If you know me at all, then you wouldn't be surprised to read that I'm a fan of movies like No Country or Assassination of Jesse James. Now, to explain why I'm a fan of this style would take longer than I want - at least for the purposes here. So, I won't. In fact, if I did, it would probably bore you into the same level of bleakness that those movies seem to have. Instead, I'll do you one better - I'll tell you why I like Dostoevsky. Much more riveting, huh!? Ok, seriously, this post isn't about that either, but a brief sentence or two might set the stage for a quick thought today.
Dostoevsky wrote about the the hope and beauty that - contrary to popular belief - could be found through the dreariest of times, and in the bleakest of lives. That's it. His stories can be slightly depressing... if you miss his point. For him, "beauty" was powerful - active. It wasn't some dormant, passive object just lying around for us to trip over, point to, and say "hey, that's neat." Instead, he would say that it's an attribute of the force that causes us to move.

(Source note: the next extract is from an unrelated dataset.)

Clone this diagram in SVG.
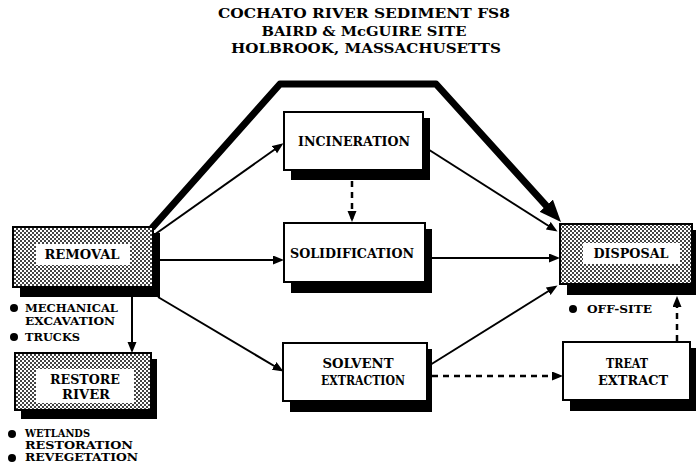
<svg xmlns="http://www.w3.org/2000/svg" width="696" height="475" viewBox="0 0 696 475">
<defs>
<pattern id="stip" width="4" height="4" patternUnits="userSpaceOnUse"><rect width="4" height="4" fill="#fff"/><rect width="2" height="2" fill="#444"/><rect x="2" y="2" width="2" height="2" fill="#444"/></pattern>
<marker id="arr" markerUnits="userSpaceOnUse" markerWidth="12" markerHeight="10" refX="8" refY="4.5" orient="auto"><path d="M0,0 L11,4.5 L0,9 z" fill="#000"/></marker>
<marker id="big" markerUnits="userSpaceOnUse" markerWidth="24" markerHeight="20" refX="8" refY="9" orient="auto"><path d="M0,0 L22,9 L0,18 z" fill="#000"/></marker>
<style>
.t{font-family:"DejaVu Serif","Liberation Serif",serif;font-weight:bold;font-size:12px;fill:#000}
.n{font-family:"DejaVu Serif","Liberation Serif",serif;font-weight:bold;font-size:11px;fill:#000}
.ti{font-family:"DejaVu Serif","Liberation Serif",serif;font-weight:bold;font-size:13.5px;fill:#000}
.box{fill:#fff;stroke:#000;stroke-width:2}
.hbox{fill:url(#stip);stroke:#000;stroke-width:2}
.sh{fill:#000}
.ln{fill:none;stroke:#000;stroke-width:2}
.thick{fill:none;stroke:#000;stroke-width:7;stroke-linejoin:round}
.dl{fill:none;stroke:#000;stroke-width:2.5;stroke-dasharray:6,5}
</style>
</defs>
<rect width="696" height="475" fill="#fff"/>
<g id="title">
<text class="ti" x="364" y="18" text-anchor="middle" textLength="292" lengthAdjust="spacingAndGlyphs">COCHATO RIVER SEDIMENT FS8</text>
<text class="ti" x="364" y="36" text-anchor="middle" textLength="205" lengthAdjust="spacingAndGlyphs">BAIRD &amp; McGUIRE SITE</text>
<text class="ti" x="366" y="53" text-anchor="middle" textLength="270" lengthAdjust="spacingAndGlyphs">HOLBROOK, MASSACHUSETTS</text>
</g>
<g id="connectors">
<path class="thick" d="M152,228 L280,84 L436,84 L551.6,211.6" marker-end="url(#big)"/>
<path class="ln" d="M154,235 L281,145" marker-end="url(#arr)"/>
<path class="ln" d="M160,260 L281,260" marker-end="url(#arr)"/>
<path class="ln" d="M158,297 L281,370" marker-end="url(#arr)"/>
<path class="ln" d="M423,146 L555,230" marker-end="url(#arr)"/>
<path class="ln" d="M432,258 L557,258" marker-end="url(#arr)"/>
<path class="ln" d="M430,365 L555,287" marker-end="url(#arr)"/>
<path class="ln" d="M132,297 L132,350" marker-end="url(#arr)"/>
<path class="dl" d="M352,181 L352,219" marker-end="url(#arr)"/>
<path class="dl" d="M432,376 L560,376" marker-end="url(#arr)"/>
<path class="dl" d="M677,341 L677,299" marker-end="url(#arr)"/>
</g>
<g id="removal">
<rect class="sh" x="20" y="233" width="140" height="64"/>
<rect class="hbox" x="13" y="227" width="140" height="60"/>
<rect x="36" y="244" width="94" height="21" fill="#fff"/>
<text class="t" x="82" y="259" text-anchor="middle" textLength="75" lengthAdjust="spacingAndGlyphs">REMOVAL</text>
</g>
<g id="removal-notes">
<circle cx="14" cy="308" r="4"/>
<text class="n" x="25" y="312" textLength="93" lengthAdjust="spacingAndGlyphs">MECHANICAL</text>
<text class="n" x="25" y="325" textLength="90" lengthAdjust="spacingAndGlyphs">EXCAVATION</text>
<circle cx="14" cy="337" r="4"/>
<text class="n" x="25" y="341" textLength="55" lengthAdjust="spacingAndGlyphs">TRUCKS</text>
</g>
<g id="incineration">
<rect class="sh" x="291" y="118" width="139" height="62"/>
<rect class="box" x="284" y="112" width="139" height="58"/>
<text class="t" x="354" y="146" text-anchor="middle" textLength="112" lengthAdjust="spacingAndGlyphs">INCINERATION</text>
</g>
<g id="solidification">
<rect class="sh" x="291" y="229" width="141" height="64"/>
<rect class="box" x="284" y="223" width="141" height="59"/>
<text class="t" x="352" y="258" text-anchor="middle" textLength="124" lengthAdjust="spacingAndGlyphs">SOLIDIFICATION</text>
</g>
<g id="solvent-extraction">
<rect class="sh" x="290" y="349" width="142" height="63"/>
<rect class="box" x="283" y="343" width="144" height="58"/>
<text class="t" x="358" y="368" text-anchor="middle" textLength="71" lengthAdjust="spacingAndGlyphs">SOLVENT</text>
<text class="t" x="363" y="385" text-anchor="middle" textLength="84" lengthAdjust="spacingAndGlyphs">EXTRACTION</text>
</g>
<g id="treat-extract">
<rect class="sh" x="570" y="348" width="126" height="63"/>
<rect class="box" x="563" y="342" width="127" height="58"/>
<text class="t" x="627" y="368" text-anchor="middle" textLength="42" lengthAdjust="spacingAndGlyphs">TREAT</text>
<text class="t" x="633" y="385" text-anchor="middle" textLength="70" lengthAdjust="spacingAndGlyphs">EXTRACT</text>
</g>
<g id="disposal">
<rect class="sh" x="567" y="230" width="129" height="65"/>
<rect class="hbox" x="560" y="224" width="132" height="60"/>
<rect x="583" y="243" width="97" height="21" fill="#fff"/>
<text class="t" x="631" y="258" text-anchor="middle" textLength="75" lengthAdjust="spacingAndGlyphs">DISPOSAL</text>
</g>
<g id="disposal-notes">
<circle cx="573" cy="309" r="4"/>
<text class="n" x="587" y="313" textLength="65" lengthAdjust="spacingAndGlyphs">OFF-SITE</text>
</g>
<g id="restore-river">
<rect class="sh" x="21" y="359" width="136" height="60"/>
<rect class="hbox" x="15" y="353" width="136" height="57"/>
<rect x="36" y="369" width="98" height="34" fill="#fff"/>
<text class="t" x="85" y="384" text-anchor="middle" textLength="70" lengthAdjust="spacingAndGlyphs">RESTORE</text>
<text class="t" x="86" y="399" text-anchor="middle" textLength="48" lengthAdjust="spacingAndGlyphs">RIVER</text>
</g>
<g id="restore-notes">
<circle cx="12" cy="434" r="4"/>
<text class="n" x="25" y="437" font-size="10" textLength="65" lengthAdjust="spacingAndGlyphs">WETLANDS</text>
<text class="n" x="25" y="449" font-size="10" textLength="108" lengthAdjust="spacingAndGlyphs">RESTORATION</text>
<circle cx="12" cy="458" r="4"/>
<text class="n" x="25" y="461" font-size="10" textLength="113" lengthAdjust="spacingAndGlyphs">REVEGETATION</text>
</g>
</svg>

So, what's my point? Today I read an article (found here) about the Mona Lisa, questioning how the popularity of this painting has persisted as it has. Really, the post was asking if its fame was arbitrary or not. In short, the person conducting the study concluded that it was primarily by chance... implying that beauty is subjective. And not only that, but that beauty is deemed as such by - primarily - the coercion of others. Now, doesn't that have some objectivity in it somewhere? Isn't this ad populum (an appeal to the people/audience)? A decree of some absolute should not be based off of whether or not a finite, perspective-shifting majority group bans together... can it?
On the other hand, isn't that human nature? We are a directionless, sight-restricted people attempting to "find". So, naturally, we are going to deem unworthy things worthy at times, and vice versa. But that shouldn't define what is.
Here's my point: at times throughout our lives we are going to fail to see things as they are. And sadly, that is in part due to the volume of our culture's voice - which we have to watch out for. But how often are we only viewing the temporal and immediate qualities of an object? The superficial? A part? As a Christian, I only want to suggest - as I believe Dostoevsky would as well - that despite our limited access to objectivity, there is a constant beauty behind the inspiration that the immediacy of what we perceive offers. God.